With indie behemoth A24 behind it, First Cow is bringing new audiences to the gentle, observational cinema of Kelly Reichardt. Fans of that exquisite frontier tale will want to circle back and discover her earlier Oregon origins story – Meek’s Cutoff, from 2010. Just added to BFI Player, it’s set on the Oregon High Desert in the year 1845, where the eponymous Meek is a guide leading a group of settlers through challenging terrain. Supplies are running low and the families are beginning to doubt whether Meek really knows the route. Like First Cow, Meek’s Cutoff is a western of sorts, but one that shifts the focus from cowboys to ordinary people – particularly, in this case, the women – trying to forge an existence in the old west.

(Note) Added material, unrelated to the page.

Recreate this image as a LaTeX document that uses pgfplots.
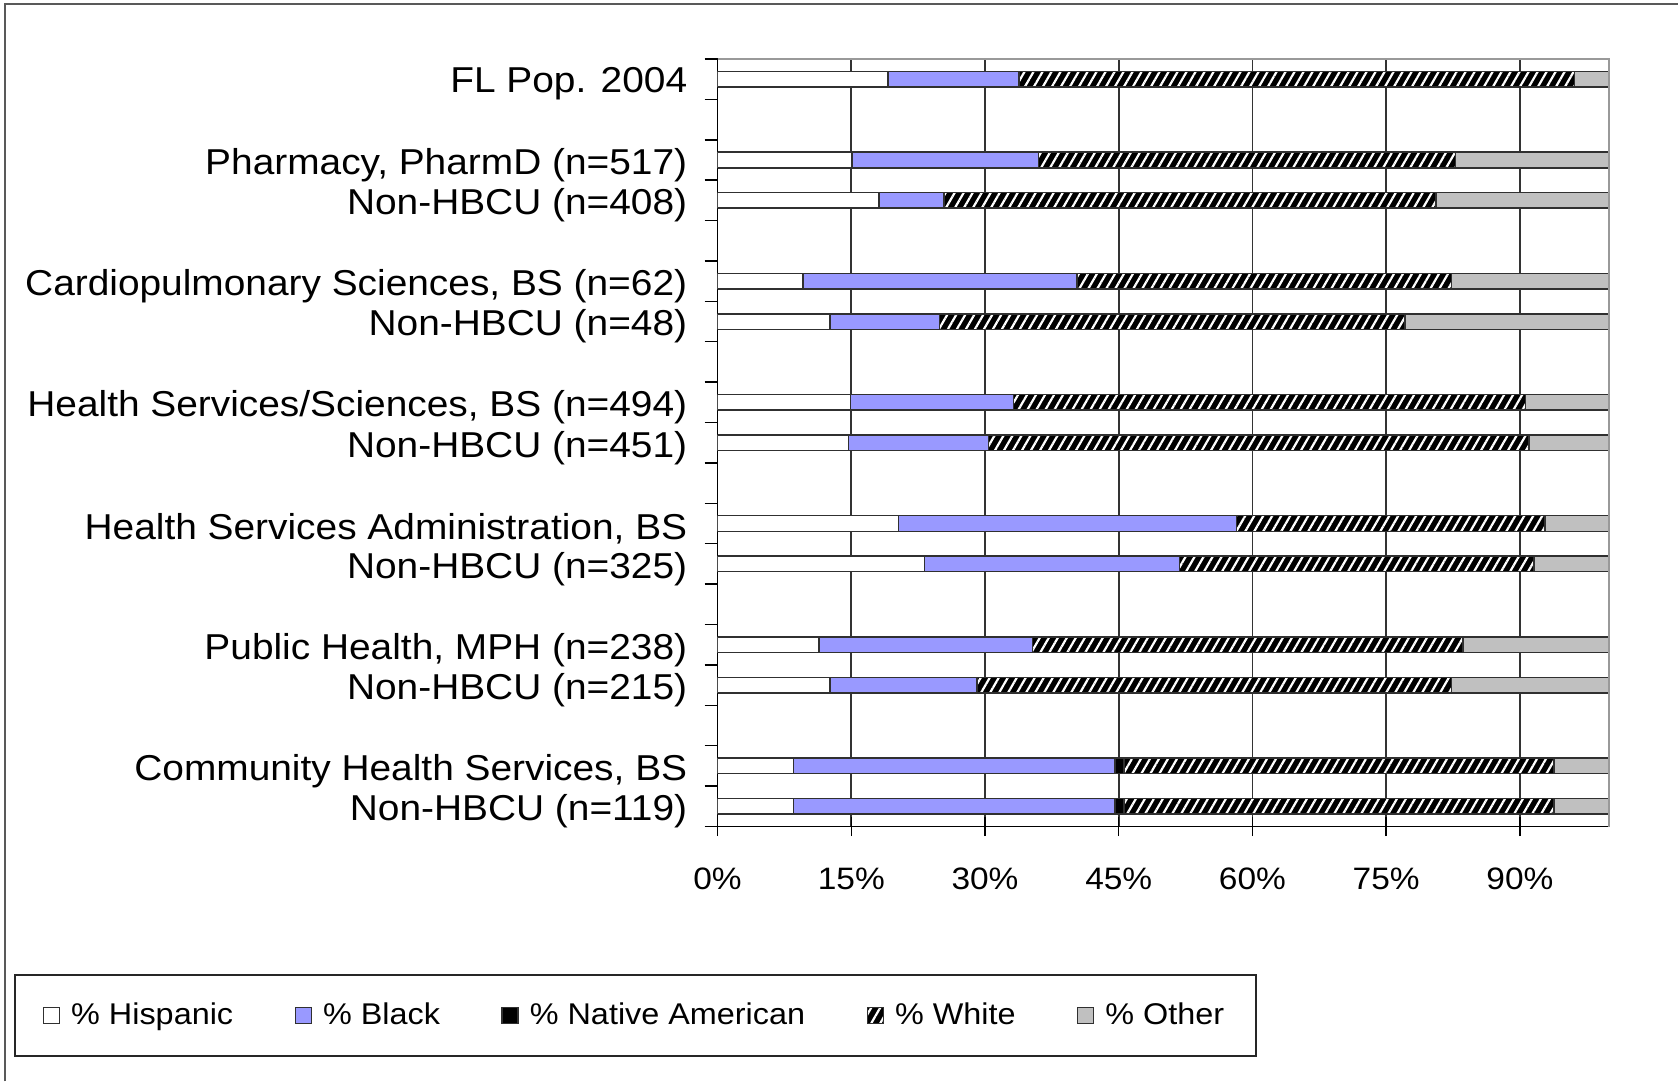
\documentclass[border=0pt]{standalone}
\usepackage{pgfplots}
\pgfplotsset{compat=1.18}
\usepackage{pgfplotstable}
\usetikzlibrary{patterns.meta}
\usepackage{fontspec}
\setmainfont{Liberation Sans}[FakeStretch=1.08]

\definecolor{blk}{HTML}{9999FF}
\definecolor{oth}{HTML}{C0C0C0}
\definecolor{edge}{HTML}{303030}

% row = position from the bottom (blank rows are left out)
\pgfplotstableread{
row hisp black native white other
19 19.1 14.7 0   62.3 3.9
17 15.1 20.9 0   46.8 17.2
16 18.1 7.3  0   55.2 19.4
14 9.6  30.7 0   42.0 17.7
13 12.6 12.3 0   52.2 22.9
11 14.9 18.3 0   57.4 9.4
10 14.7 15.7 0   60.6 9.0
8  20.3 37.9 0   34.6 7.2
7  23.2 28.6 0   39.8 8.4
5  11.4 23.9 0   48.3 16.4
4  12.6 16.5 0   53.2 17.7
2  8.5  36.1 1.0 48.2 6.2
1  8.5  36.1 1.0 48.2 6.2
}\enroll

\begin{document}
\begin{tikzpicture}
\path (0,0) rectangle (839.5pt,541pt);
\draw[black!65, line width=1pt] (2.5pt,0) -- (2.5pt,539pt) -- (839.5pt,539pt);
\begin{axis}[
  at={(359pt,127.5pt)}, anchor=south west,
  scale only axis, width=446pt, height=384pt,
  xbar stacked, bar width=7.8pt,
  xmin=0, xmax=100, ymin=0.5, ymax=19.5,
  axis x line=bottom, axis y line=left,
  axis line style={-, line width=0.75pt, black},
  xtick={0,15,...,90},
  xticklabel={\pgfmathprintnumber{\tick}\%},
  /pgf/number format/assume math mode=true,
  xticklabel style={font=\fontsize{15.5}{18}\selectfont, yshift=-12.3pt},
  ytick={1,...,19},
  yticklabels={{Non-HBCU (n=119)}, {Community Health Services, BS}, {},
    {Non-HBCU (n=215)}, {Public Health, MPH (n=238)}, {},
    {Non-HBCU (n=325)}, {Health Services Administration, BS}, {},
    {Non-HBCU (n=451)}, {Health Services/Sciences, BS (n=494)}, {},
    {Non-HBCU (n=48)}, {Cardiopulmonary Sciences, BS (n=62)}, {},
    {Non-HBCU (n=408)}, {Pharmacy, PharmD (n=517)}, {},
    {FL Pop. 2004}},
  yticklabel style={font=\fontsize{18}{21}\selectfont, anchor=east, inner sep=0pt,
    xshift=-5.5pt, yshift=-2.5pt},
  minor ytick={0.5,1.5,...,19.5},
  major tick length=9.5pt, minor tick length=6.5pt,
  xtick align=center, ytick align=outside,
  major y tick style={draw=none},
  minor y tick style={line width=0.75pt, black},
  major x tick style={line width=0.75pt, black},
  xmajorgrids, major x grid style={black!80, line width=0.85pt},
  every axis plot/.append style={draw=edge, line width=0.75pt},
  legend image code/.code={\draw[#1] (0pt,-4pt) rectangle (8pt,4pt);},
  legend columns=5,
  legend style={at={(-0.7892,-0.1927)}, anchor=north west,
    draw=black!85, line width=0.75pt,
    font=\fontsize{15}{18}\selectfont,
    inner xsep=14pt, inner ysep=12pt,
    /tikz/every odd column/.append style={column sep=3.5pt},
    /tikz/every even column/.append style={column sep=28.7pt}},
  after end axis/.code={
    \draw[black!40, line width=0.75pt] (axis description cs:0,1) -- (axis description cs:1,1) -- (axis description cs:1,0);
  },
]
\addplot[fill=white] table[x=hisp, y=row] {\enroll};
\addplot[fill=blk] table[x=black, y=row] {\enroll};
\addplot[fill=black] table[x=native, y=row] {\enroll};
\addplot[fill=black, postaction={pattern={Lines[angle=60, distance=3.9pt, line width=1.1pt]}, pattern color=white}] table[x=white, y=row] {\enroll};
\addplot[fill=oth] table[x=other, y=row] {\enroll};
\legend{\% Hispanic, \% Black, \% Native American, \% White, \% Other}
\end{axis}
\end{tikzpicture}
\end{document}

It’s shot in the boxy Academy ratio, which deglamorises those huge western landscapes. Heroics are kept out of frame too. Instead, we’re made to feel the danger, drudgery and isolation of pioneer life.

WarGames (1983)

Where’s it on? Film4, Sunday, 1.50pm

WarGames (1983)

Made at the dawn of the home computer era, WarGames made a star of the young Matthew Broderick as David Lightman, a teenage computer nerd who inadvertently sets wheels in motion for World War Three after hacking into government computer WOPR (War Operation Plan Response), thinking it’s a game. “Wouldn’t you prefer a nice game of chess?”, WOPR will ask David. No, David’s more interested in a program called Global Thermonuclear War, enthusiastically beginning to plan the destruction first of Las Vegas, then his hometown of Seattle – not realising his dabbling is having the gravest of real-world implications. The director is John Badham, riding high on a run that also included Saturday Night Fever (1977) and Short Circuit (1986). It was a huge box office success, leading to a console game for Atari and Commodore 64. It’s like an adolescent Dr. Strangelove, and remains ground zero for early-80s retro-chic nostalgia.